Eric, the bass player, was also born in the Midwest and comes to Cordero via the Alt-country and rock scenes. We both like minimalist music and vocal driven songs.
Q: In your other band Pistolera, you're on the drums, but in Cordero, you're singing and playing guitar. What's the experience like for you being front and center in this band?
A: I've been playing drums for a really long time. I'm good at being a drummer. It's easy. I'm a member of Pistolera and also a fan, and while I'm totally behind the message and politics of every Pistolera song, I'm not the songwriter in that band so the pressure is not the same.

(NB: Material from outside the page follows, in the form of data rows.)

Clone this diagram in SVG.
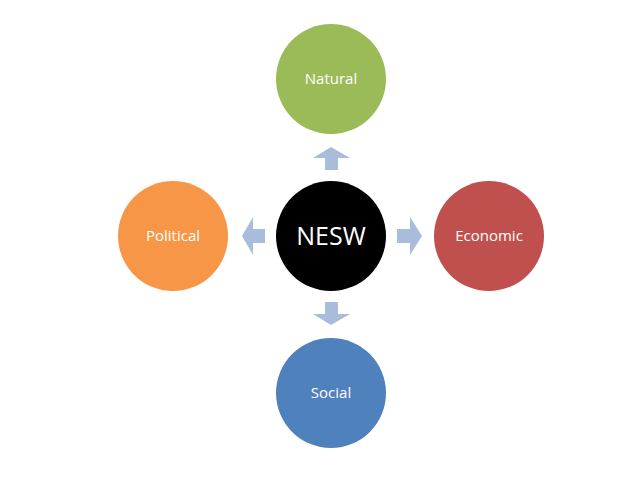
<svg xmlns="http://www.w3.org/2000/svg" width="638" height="479" viewBox="0 0 638 479">
<style>
.lbl{font-family:"Open Sans","Liberation Sans",sans-serif;fill:#ffffff;text-anchor:middle;font-size:15px}
.big{font-size:25px}
.arr{fill:#A9BCDB}
</style>
<rect width="638" height="479" fill="#ffffff"/>
<g id="connectors">
<polygon class="arr" points="331,147 350,158 338,158 338,170 325,170 325,158 313,158"/>
<polygon class="arr" points="422,236 410,255 410,243 397,243 397,229 410,229 410,217"/>
<polygon class="arr" points="242,236 253,217 253,229 265,229 265,243 253,243 253,255"/>
<polygon class="arr" points="331,325 313,314 325,314 325,302 338,302 338,314 350,314"/>
</g>
<g id="nesw"><circle cx="331" cy="236" r="55" fill="#000000"/><text class="lbl big" x="331" y="245">NESW</text></g>
<g id="natural"><circle cx="331" cy="79" r="55" fill="#9BBB59"/><text class="lbl" x="331" y="84">Natural</text></g>
<g id="economic"><circle cx="489" cy="236" r="55" fill="#C0504D"/><text class="lbl" x="489" y="241">Economic</text></g>
<g id="political"><circle cx="173" cy="236" r="55" fill="#F79646"/><text class="lbl" x="173" y="241">Political</text></g>
<g id="social"><circle cx="331" cy="393" r="55" fill="#4F81BD"/><text class="lbl" x="331" y="398">Social</text></g>
</svg>
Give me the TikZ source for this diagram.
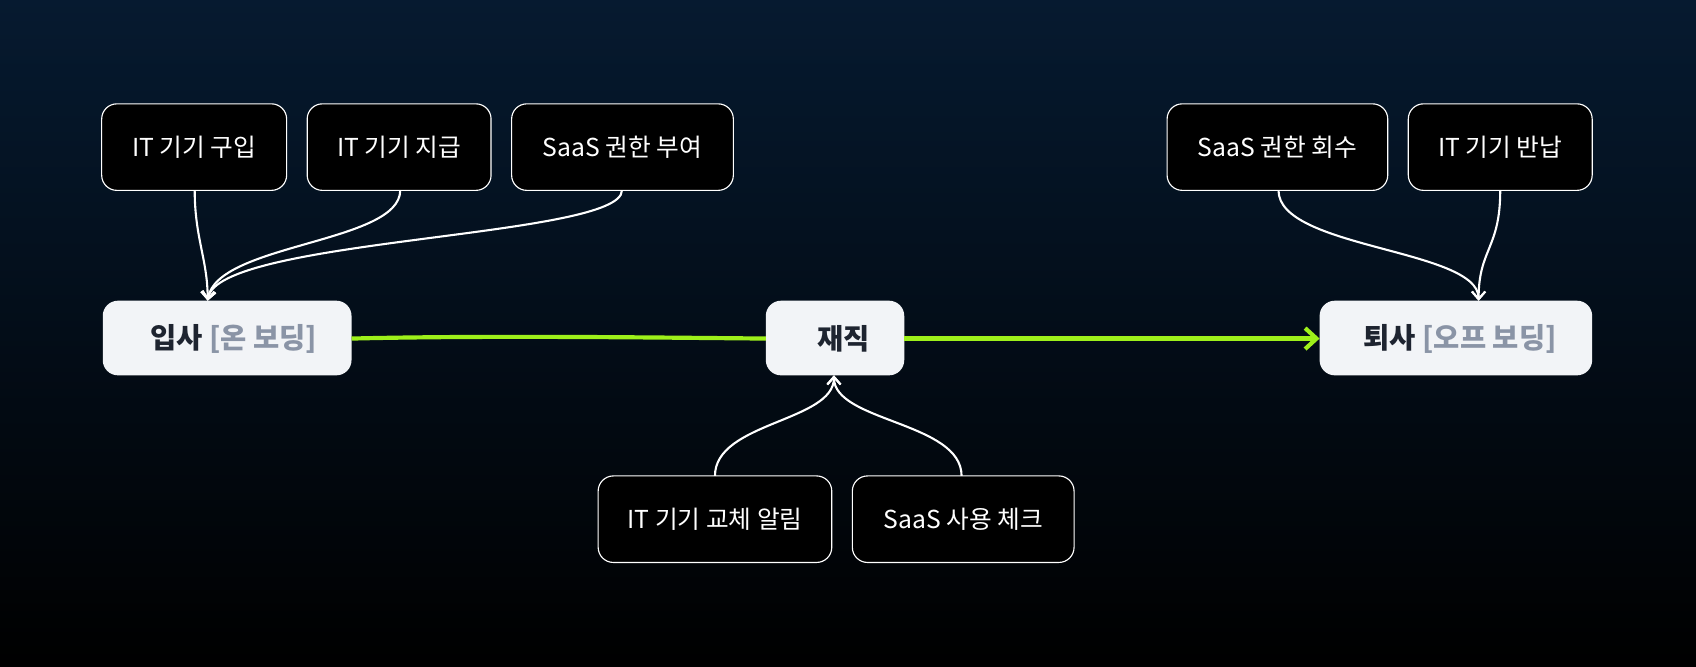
\documentclass[tikz,border=0pt]{standalone}
\usepackage{fontspec}
\setmainfont{Noto Sans CJK KR}
\usetikzlibrary{arrows.meta}
\definecolor{bgtop}{HTML}{061A30}
\definecolor{bgbot}{HTML}{000000}
\definecolor{lime}{HTML}{9EF01A}
\definecolor{card}{HTML}{F2F4F7}
\definecolor{ink}{HTML}{1E2430}
\definecolor{muted}{HTML}{8A94A6}
\begin{document}
\begin{tikzpicture}[x=0.02cm,y=-0.02cm,
  task/.style={draw=white,line width=0.6pt,fill=black,rounded corners=8pt,text=white,font=\fontsize{13}{15}\selectfont},
  stage/.style={fill=card,rounded corners=8pt,text=ink,font=\bfseries\fontsize{15}{18}\selectfont},
  link/.style={white,line width=1.1pt,-{Straight Barb[length=4pt,width=7pt]}},
  flow/.style={lime,line width=2.2pt,-{Straight Barb[length=6pt,width=11pt]}}]
\shade[top color=bgtop,bottom color=bgbot] (0,0) rectangle (1568,616);
\useasboundingbox (0,0) rectangle (1568,616);
% top tasks
\draw[task] (94,96) rectangle (265,176) node[midway] (t1) {IT 기기 구입};
\draw[task] (284,96) rectangle (454,176) node[midway] (t2) {IT 기기 지급};
\draw[task] (473,96) rectangle (678,176) node[midway] (t3) {SaaS 권한 부여};
\draw[task] (1079,96) rectangle (1283,176) node[midway] (t4) {SaaS 권한 회수};
\draw[task] (1302,96) rectangle (1472,176) node[midway] (t5) {IT 기기 반납};
\draw[task] (553,440) rectangle (769,520) node[midway] (b1) {IT 기기 교체 알림};
\draw[task] (788,440) rectangle (993,520) node[midway] (b2) {SaaS 사용 체크};
% stages
\fill[card,rounded corners=8pt] (95,278) rectangle (325,347);
\node[stage] (s1) at (216,313) {입사 \textcolor{muted}{[온 보딩]}};
\fill[card,rounded corners=8pt] (708,278) rectangle (836,347);
\node[stage] (s2) at (780,313) {재직};
\fill[card,rounded corners=8pt] (1220,278) rectangle (1472,347);
\node[stage] (s3) at (1350,313) {퇴사 \textcolor{muted}{[오프 보딩]}};
\coordinate (s1r) at (325,313);
\coordinate (s2l) at (708,313);
\coordinate (s2r) at (836,313);
\coordinate (s3l) at (1220,313);
\coordinate (s1t) at (192,278);
\coordinate (s2b) at (771,347);
\coordinate (s3t) at (1367,278);
\coordinate (a1) at (180,176); \coordinate (a2) at (370,176); \coordinate (a3) at (575,176);
\coordinate (a4) at (1182,176); \coordinate (a5) at (1387,176);
\coordinate (c1) at (661,440); \coordinate (c2) at (889,440);
% connectors
\draw[lime,line width=2.2pt] (s1r) .. controls (450,310) and (600,312) .. (s2l);
\draw[flow] (s2r) -- (s3l);
\draw[link] (a1) .. controls (180,220) and (192,240) .. (s1t);
\draw[link] (a2) .. controls (370,225) and (200,225) .. (s1t);
\draw[link] (a3) .. controls (575,220) and (200,220) .. (s1t);
\draw[link] (a4) .. controls (1182,230) and (1367,230) .. (s3t);
\draw[link] (a5) .. controls (1387,230) and (1367,230) .. (s3t);
\draw[link] (c1) .. controls (661,390) and (771,390) .. (s2b);
\draw[link] (c2) .. controls (889,390) and (771,390) .. (s2b);
\end{tikzpicture}
\end{document}
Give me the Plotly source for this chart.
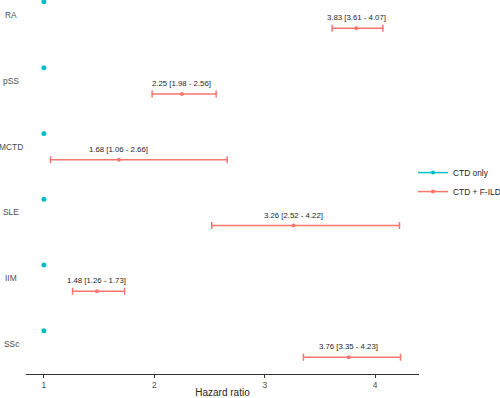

Being the front person is a totally different experience. To write the songs in Cordero and present them is way scarier. I'm often too close to the music to have much perspective. But it's also very rewarding in those moments when you feel that the crowd is totally with you, or when you get lovely fan emails.
Speaking of drums, your husband has the responsibility of being behind the kit in Cordero. Since you're an accomplished drummer yourself, how does this husband-wife dynamic play out in songwriting?
Whoever has the best idea for the drumbeat wins!
Q: The song "Ruleta Rusa" off your latest album "De D??nde Eres" has a very conscious message on multiple levels. Tell us about that song and if social issues in general are often a lyrical thread through your band's music.
A: "Ruleta Rusa" is a song about environmental destruction. It arose from one of the last conversations I had with my grandfather who was a farmer and teacher. He was telling me all about the fruits that he used to enjoy that are no longer grown because they don't have a high enough profit margin, or don't handle long-distance shipping well. The song tries to bring attention to the fact that our carelessness and short sightedness will lead to doom if we don't do an about-face.
And yes, many of my songs are in some way political because the personal is political. "La Yegua" is a message of support to all my sisters who are working up the courage to leave their abusers. "Vamos Nenas" tells the cat callers to shut up. "En Este Momento" (written and released during the Bush administration) is a rallying cry to demand change.
Q: What lies ahead in the future for Cordero? New recordings?
Yes, new recordings and more touring. We'll be debuting some new material on this tour getting it ready for the next record.
Oh, and of course, taking over the world one fan at a time.
Cordero plays the Levitt Pavillion at Pasadena Memorial Park, Saturday, August 29th 8 p.m. FREE. All Ages.